### RECORDED DATA
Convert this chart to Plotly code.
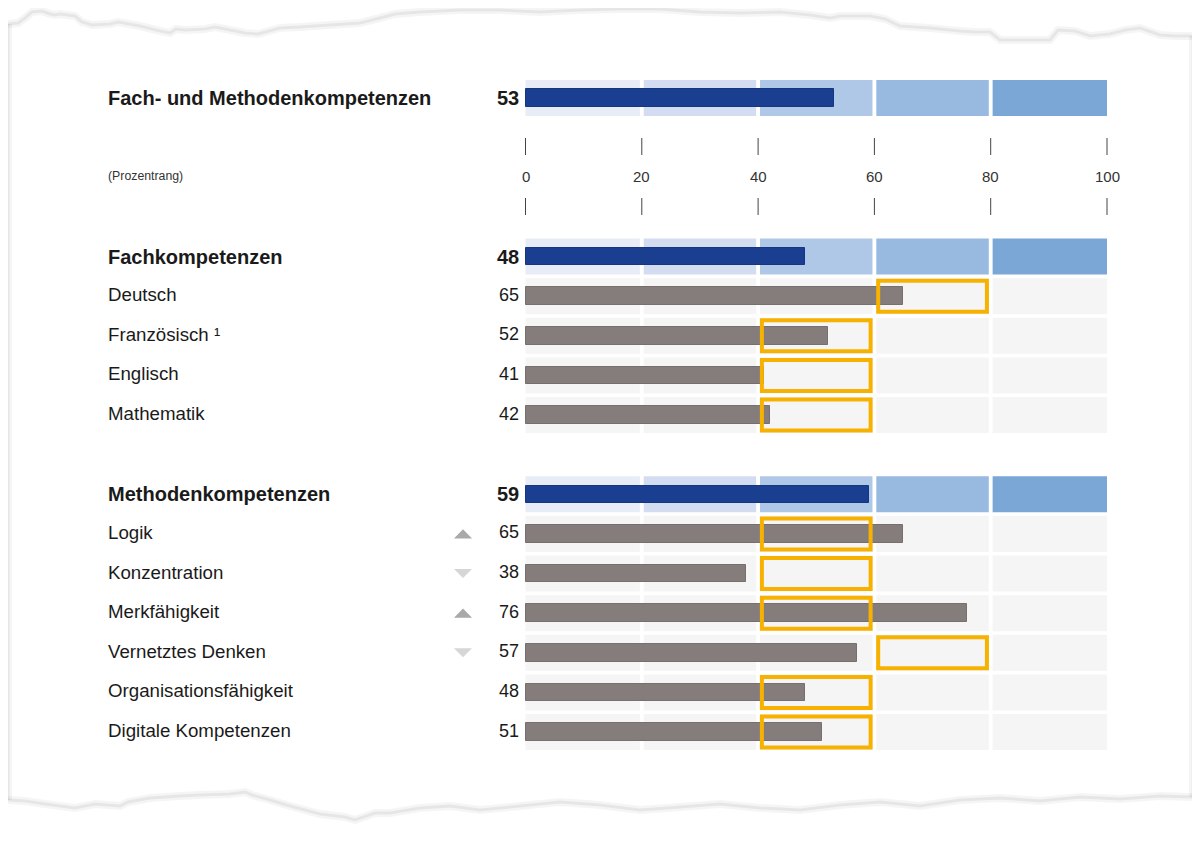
import plotly.graph_objects as go

# ---------------- data ----------------
labels = ["Fach- und Methodenkompetenzen", "Fachkompetenzen", "Deutsch", "Französisch ¹",
          "Englisch", "Mathematik", "Methodenkompetenzen", "Logik", "Konzentration",
          "Merkfähigkeit", "Vernetztes Denken", "Organisationsfähigkeit", "Digitale Kompetenzen"]
values = [53, 48, 65, 52, 41, 42, 59, 65, 38, 76, 57, 48, 51]
is_summary = [True, True, False, False, False, False, True, False, False, False, False, False, False]
expected_low = [None, None, 60, 40, 40, 40, None, 40, 40, 40, 60, 40, 40]
expected_high = [None, None, 80, 60, 60, 60, None, 60, 60, 60, 80, 60, 60]
trend = [None, None, None, None, None, None, None, "up", "down", "up", "down", None, None]
tick_values = [0, 20, 40, 60, 80, 100]
tick_labels = ["0", "20", "40", "60", "80", "100"]
axis_note = "(Prozentrang)"

# ---------------- layout helpers ----------------
row_pos = [0, 4, 5, 6, 7, 8, 10, 11, 12, 13, 14, 15, 16]
OFF = 8                         # page body margin
W, H = 1184, 827
X0PX, PXU = 525.5 - OFF, 5.815  # pixel of value 0, pixels per unit
Y0PX, PYU = 98 - OFF, 39.625    # pixel of row 0, pixels per row
xr = [(0 - X0PX) / PXU, (W - X0PX) / PXU]
yr = [(H - Y0PX) / PYU, (0 - Y0PX) / PYU]

band_colors = ["#e7ecf6", "#d3dcf0", "#b0c8e8", "#98b9e0", "#7ba7d7"]
cell_grey = "#f5f5f5"
blue = "#1b3f90"
grey_bar = "#857d7b"
orange = "#f7b100"
FONT = "Liberation Sans, Arial, sans-serif"

shapes = []
annotations = []
gap = 0.33
cell_half = 18 / PYU

for lab, v, summ, pos in zip(labels, values, is_summary, row_pos):
    for i in range(5):
        x0 = i * 20 + (gap if i > 0 else 0)
        x1 = (i + 1) * 20 - (gap if i < 4 else 0)
        shapes.append(dict(type="rect", xref="x", yref="y", x0=x0, x1=x1,
                           y0=pos - cell_half, y1=pos + cell_half,
                           fillcolor=band_colors[i] if summ else cell_grey,
                           line=dict(width=0), layer="below"))

# expected range boxes
for lo, hi, pos in zip(expected_low, expected_high, row_pos):
    if lo is None:
        continue
    shapes.append(dict(type="rect", xref="x", yref="y", x0=lo + 0.65, x1=hi - 0.65,
                       y0=pos - 15.5 / PYU, y1=pos + 15.5 / PYU,
                       line=dict(color=orange, width=4), fillcolor="rgba(0,0,0,0)", layer="above"))

# trend triangles
tx = (463 - OFF - X0PX) / PXU
thw = 9 / PXU
thh = 4.6 / PYU
for t, pos in zip(trend, row_pos):
    if t is None:
        continue
    if t == "up":
        path = f"M {tx-thw} {pos+thh} L {tx+thw} {pos+thh} L {tx} {pos-thh} Z"
        col = "#a9a9a9"
    else:
        path = f"M {tx-thw} {pos-thh} L {tx+thw} {pos-thh} L {tx} {pos+thh} Z"
        col = "#d6d6d6"
    shapes.append(dict(type="path", xref="x", yref="y", path=path, fillcolor=col, line=dict(width=0)))

fig = go.Figure()

# bars
sum_y = [p for p, s in zip(row_pos, is_summary) if s]
sum_v = [v for v, s in zip(values, is_summary) if s]
sub_y = [p for p, s in zip(row_pos, is_summary) if not s]
sub_v = [v for v, s in zip(values, is_summary) if not s]
fig.add_trace(go.Bar(orientation="h", x=sum_v, y=sum_y, base=0, width=17.5 / PYU,
                     marker=dict(color=blue, line=dict(color="#163680", width=1)),
                     hoverinfo="skip", showlegend=False))
fig.add_trace(go.Bar(orientation="h", x=sub_v, y=sub_y, base=0, width=17.5 / PYU,
                     marker=dict(color=grey_bar, line=dict(color="#776f6d", width=1)),
                     hoverinfo="skip", showlegend=False))

# labels and values
lab_x = (105.5 - OFF - X0PX) / PXU
val_x = (521 - OFF - X0PX) / PXU
dy = 1.5 / PYU
for lab, v, summ, pos in zip(labels, values, is_summary, row_pos):
    annotations.append(dict(x=lab_x, y=pos - (0 if summ else dy), xref="x", yref="y",
                            text=f"<b>{lab}</b>" if summ else lab,
                            xanchor="left", yanchor="middle", showarrow=False,
                            font=dict(family=FONT, size=20 if summ else 18.7, color="#1a1a1a")))
    annotations.append(dict(x=val_x, y=pos - (0 if summ else dy), xref="x", yref="y",
                            text=f"<b>{v}</b>" if summ else str(v),
                            xanchor="right", yanchor="middle", showarrow=False,
                            font=dict(family=FONT, size=20 if summ else 18, color="#1a1a1a")))

# axis ticks & labels
def yu(px):
    return (px - OFF - Y0PX) / PYU

t1a, t1b = yu(138), yu(155)
t2a, t2b = yu(198), yu(215)
tl_y = yu(176)
tx_list, ty_list = [], []
for tv in tick_values:
    tx_list += [tv, tv, None, tv, tv, None]
    ty_list += [t1a, t1b, None, t2a, t2b, None]
fig.add_trace(go.Scatter(x=tx_list, y=ty_list, mode="lines", line=dict(color="#444444", width=1),
                         hoverinfo="skip", showlegend=False))
for tv, tl in zip(tick_values, tick_labels):
    annotations.append(dict(x=tv, y=tl_y, xref="x", yref="y", text=tl, xanchor="center",
                            yanchor="middle", showarrow=False,
                            font=dict(family=FONT, size=15, color="#333333")))
annotations.append(dict(x=lab_x, y=tl_y, xref="x", yref="y", text=axis_note, xanchor="left",
                        yanchor="middle", showarrow=False,
                        font=dict(family=FONT, size=12.3, color="#333333")))

# decorative torn paper edges (screen pixel coordinates -> paper)
def ppath(pts):
    s = ""
    for i, (px, py) in enumerate(pts):
        s += ("M " if i == 0 else " L ") + f"{(px - OFF) / W:.5f} {1 - (py - OFF) / H:.5f}"
    return s

top_edge = [(8, 24), (18, 23), (25, 18), (32, 12), (42, 11), (50, 14), (55, 15), (60, 14), (75, 16),
            (82, 22), (92, 25), (110, 24), (118, 22), (140, 26), (160, 31), (170, 33), (176, 29),
            (185, 30), (205, 29), (215, 27), (225, 29), (245, 33), (258, 34), (280, 28), (300, 27),
            (330, 25), (360, 23), (380, 18), (395, 14), (420, 12), (460, 10), (500, 10), (540, 12),
            (580, 10), (620, 9), (660, 9), (700, 12), (740, 13), (780, 12), (810, 15), (830, 18),
            (840, 16), (870, 16), (885, 19), (900, 26), (930, 28), (960, 31), (975, 32), (990, 32),
            (1000, 40), (1050, 40), (1058, 30), (1075, 31), (1090, 36), (1110, 34), (1125, 30),
            (1140, 28), (1160, 35), (1175, 36), (1193, 36)]
bottom_edge = [(8, 800), (25, 801), (45, 804), (75, 808), (95, 804), (120, 806), (128, 802),
               (150, 798), (180, 796), (200, 795), (230, 794), (245, 792), (252, 795), (270, 800),
               (290, 806), (320, 814), (345, 817), (355, 820), (375, 813), (390, 813), (420, 808),
               (450, 806), (480, 810), (520, 806), (560, 802), (600, 805), (640, 810), (680, 807),
               (720, 804), (760, 808), (800, 810), (840, 805), (880, 802), (920, 806), (960, 800),
               (1000, 798), (1040, 801), (1080, 797), (1120, 799), (1160, 796), (1193, 797)]
for pts in [top_edge, bottom_edge, [(8, 24), (8, 800)], [(1193, 36), (1193, 797)]]:
    shapes.append(dict(type="path", xref="paper", yref="paper", path=ppath(pts),
                       line=dict(color="rgba(0,0,0,0.04)", width=8), layer="below"))
    shapes.append(dict(type="path", xref="paper", yref="paper", path=ppath(pts),
                       line=dict(color="rgba(0,0,0,0.06)", width=3), layer="below"))

fig.update_layout(
    width=W, height=H, margin=dict(l=0, r=0, t=0, b=0),
    paper_bgcolor="white", plot_bgcolor="white",
    xaxis=dict(range=xr, visible=False, fixedrange=True),
    yaxis=dict(range=yr, visible=False, fixedrange=True),
    shapes=shapes, annotations=annotations, bargap=0, barmode="overlay",
    font=dict(family=FONT),
)
fig.write_html("out.html", config={"displayModeBar": False})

### OBJECTIVE
Restate each line from the start of the listing through the line bearing "import plotly.graph_objects as go" word for word. Drop the pictures.

### WRITTEN REPLY
Convert this chart to Plotly code.
import plotly.graph_objects as go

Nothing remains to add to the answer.